Adds Lam: "The key is he's got respect and he leads by his actions. That can have more impact than guys out there shouting and raving. Kevvy does talk, but he's not out there shouting and all that sort of stuff. What he does say, the guys hear."
Interestingly, given Williams' tragic twist, Mealamu believes his own long spell out of the game can be "a blessing in disguise". He feels ready to hit the ground running.
The knock on Mealamu is that he's too nice a guy to be an effective leader.
"Everyone says nice guys finish last, but the way I am on the field is different to the way I am off it I don't have eyes like this or an ear like this from being a nice guy.

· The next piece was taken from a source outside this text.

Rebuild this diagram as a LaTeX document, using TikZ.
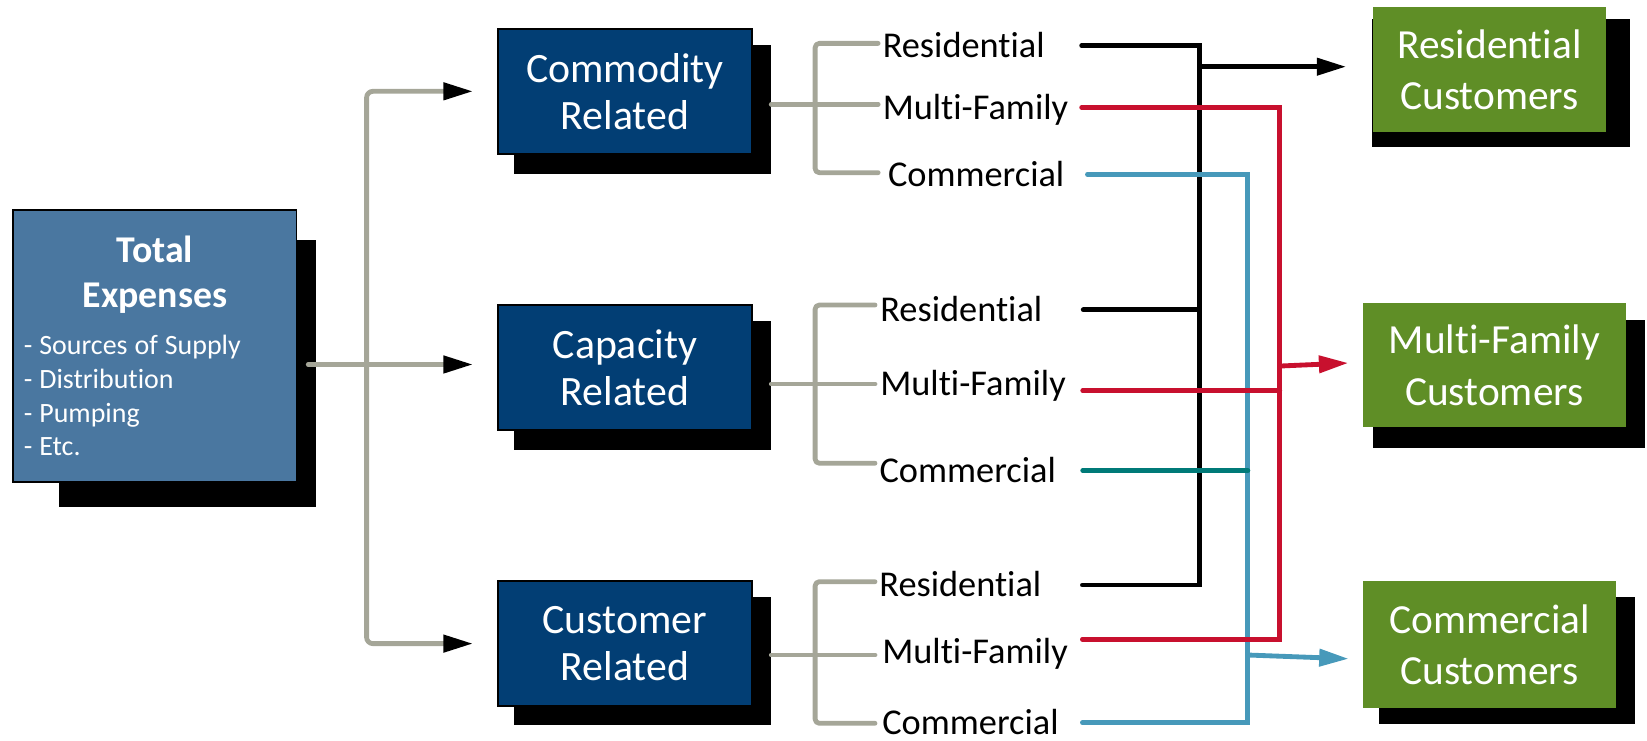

When it's time to cross the line, you cross the line. Look at a guy like David Tua who's the nicest guy out of the ring."
Some call the Blues captaincy a poisoned chalice, but Mealamu prefers a more optimistic viewpoint.
"It's a real honour to be captain of the Blues. It's good being part of something that people hold to high expectations. It means we have to go out and perform every week."